I might cry. If I do, it will not because of disappointment or elation at the results of an election, but because of the sheer solemnity of the moment. I will pray. When I do, it will be that we find our way forward—together—even as “we the people” are presently mired in conflict and animosity. And I will ask. I will ask the meaningful questions about how I might be part of the solution, not for my own sake, but for the sake of neighbors and community and, yes, country.
A few weeks ago, I practiced the beloved Moravian custom of selecting a Watchword for the New Year—a blindly-drawn verse of scripture through which to focus my attention. I’ve been contemplating it daily:
Jesus said, “Ask, and it will be given you; search, and you will find; knock, and the door will be opened for you.” Matthew 7:7
The word that captures my attention today—the one that seems to be set off from the rest as if it were outlined in neon—is “ask.” Ask. Ask. Ask. It strikes me that in our deeply factionalized culture, there’s a lot of declaring and demanding going on, and not so much asking. From both sides of the divide, voices claim moral superiority and righteousness. There is persistent insistence that one side is right, the other is wrong, and that’s that.
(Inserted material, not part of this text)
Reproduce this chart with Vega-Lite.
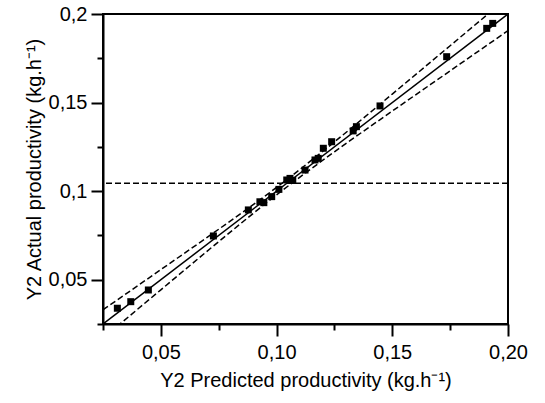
{
  "$schema": "https://vega.github.io/schema/vega-lite/v6.json",
  "width": 405,
  "height": 310,
  "autosize": {"type": "none"},
  "padding": {"left": 103, "top": 14, "right": 37, "bottom": 79},
  "background": "white",
  "config": {
    "view": {"stroke": "black", "strokeWidth": 2},
    "font": "Liberation Sans",
    "axis": {
      "domainColor": "black",
      "domainWidth": 2,
      "tickColor": "black",
      "tickWidth": 2,
      "grid": false,
      "labelColor": "black",
      "titleColor": "black",
      "labelFont": "Liberation Sans",
      "titleFont": "Liberation Sans",
      "labelFontSize": 20,
      "titleFontSize": 20,
      "titleFontWeight": "normal",
      "labelFlush": false,
      "labelOverlap": false
    }
  },
  "datasets": {
    "points": [
      {"pred": 0.0312, "act": 0.0339},
      {"pred": 0.0370, "act": 0.0376},
      {"pred": 0.0446, "act": 0.0442},
      {"pred": 0.0727, "act": 0.0747},
      {"pred": 0.0878, "act": 0.0894},
      {"pred": 0.0928, "act": 0.0940},
      {"pred": 0.0945, "act": 0.0935},
      {"pred": 0.0979, "act": 0.0969},
      {"pred": 0.1010, "act": 0.1010},
      {"pred": 0.1044, "act": 0.1063},
      {"pred": 0.1058, "act": 0.1072},
      {"pred": 0.1070, "act": 0.1060},
      {"pred": 0.1123, "act": 0.1119},
      {"pred": 0.1166, "act": 0.1176},
      {"pred": 0.1180, "act": 0.1185},
      {"pred": 0.1202, "act": 0.1242},
      {"pred": 0.1238, "act": 0.1279},
      {"pred": 0.1331, "act": 0.1340},
      {"pred": 0.1345, "act": 0.1364},
      {"pred": 0.1447, "act": 0.1481},
      {"pred": 0.1735, "act": 0.1759},
      {"pred": 0.1908, "act": 0.1919},
      {"pred": 0.1934, "act": 0.1947}
    ],
    "diag": [
      {"pred": 0.025, "act": 0.025},
      {"pred": 0.2, "act": 0.2}
    ],
    "band": [
      {"band": "upper", "pred": 0.025, "act": 0.033},
      {"band": "upper", "pred": 0.05, "act": 0.0557},
      {"band": "upper", "pred": 0.075, "act": 0.0785},
      {"band": "upper", "pred": 0.1, "act": 0.1021},
      {"band": "upper", "pred": 0.125, "act": 0.1278},
      {"band": "upper", "pred": 0.15, "act": 0.1548},
      {"band": "upper", "pred": 0.175, "act": 0.1821},
      {"band": "upper", "pred": 0.2, "act": 0.2094},
      {"band": "lower", "pred": 0.025, "act": 0.017},
      {"band": "lower", "pred": 0.05, "act": 0.0443},
      {"band": "lower", "pred": 0.075, "act": 0.0715},
      {"band": "lower", "pred": 0.1, "act": 0.0979},
      {"band": "lower", "pred": 0.125, "act": 0.1222},
      {"band": "lower", "pred": 0.15, "act": 0.1452},
      {"band": "lower", "pred": 0.175, "act": 0.1679},
      {"band": "lower", "pred": 0.2, "act": 0.1906}
    ],
    "mean": [{"act": 0.1045}]
  },
  "layer": [
    {
      "data": {"name": "diag"},
      "mark": {"type": "line", "color": "black", "strokeWidth": 1.5, "clip": true},
      "encoding": {
        "x": {
          "field": "pred",
          "type": "quantitative",
          "scale": {"domain": [0.025, 0.2], "nice": false, "zero": false},
          "axis": {
            "title": "Y2 Predicted productivity (kg.h⁻¹)",
            "values": [0.025, 0.05, 0.075, 0.1, 0.125, 0.15, 0.175, 0.2],
            "labelExpr": "abs(datum.value*20 - round(datum.value*20)) < 0.001 ? replace(format(datum.value, '.2f'), '.', ',') : ''",
            "tickSize": {"condition": {"test": "abs(datum.value*20 - round(datum.value*20)) < 0.001", "value": 12}, "value": 6},
            "labelPadding": 6,
            "titlePadding": 8
          }
        },
        "y": {
          "field": "act",
          "type": "quantitative",
          "scale": {"domain": [0.025, 0.2], "nice": false, "zero": false},
          "axis": {
            "title": "Y2 Actual productivity (kg.h⁻¹)",
            "values": [0.025, 0.05, 0.075, 0.1, 0.125, 0.15, 0.175, 0.2],
            "labelExpr": "abs(datum.value*20 - round(datum.value*20)) < 0.001 ? replace(format(datum.value, '.2~f'), '.', ',') : ''",
            "tickSize": {"condition": {"test": "abs(datum.value*20 - round(datum.value*20)) < 0.001", "value": 12}, "value": 6},
            "labelPadding": 4,
            "titlePadding": 4
          }
        }
      }
    },
    {
      "data": {"name": "band"},
      "mark": {"type": "line", "color": "black", "strokeWidth": 1.5, "strokeDash": [6, 3], "clip": true, "interpolate": "monotone"},
      "encoding": {
        "x": {"field": "pred", "type": "quantitative"},
        "y": {"field": "act", "type": "quantitative"},
        "detail": {"field": "band"}
      }
    },
    {
      "data": {"name": "mean"},
      "mark": {"type": "rule", "color": "black", "strokeWidth": 1.5, "strokeDash": [6, 3]},
      "encoding": {
        "y": {"field": "act", "type": "quantitative"}
      }
    },
    {
      "data": {"name": "points"},
      "mark": {"type": "point", "shape": "square", "filled": true, "color": "black", "size": 49, "opacity": 1},
      "encoding": {
        "x": {"field": "pred", "type": "quantitative"},
        "y": {"field": "act", "type": "quantitative"}
      }
    }
  ]
}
But that isn’t that. Either/or is a false set of choices. Finding a mutually beneficial way through the muck, though, means being open to a fresh set of possibilities. Those can only be discovered, I suspect, when there is an openness to finding them. It’s when we are willing to stop making statements and start asking questions that we begin to uncover the stepping stones that have been obscured. If we can trade in certitude for curiosity, those stepping stones will become ever more visible.
Ask. Ask not that God would be on one side or another, but that we would be on God’s side! Ask not that God give us what we think is in our own best interest, but that God bless us with what God knows we need. Ask not that any nation would be above God, but that our nation would be humbled to honor God through pursuits that lead to peace and wholeness for all.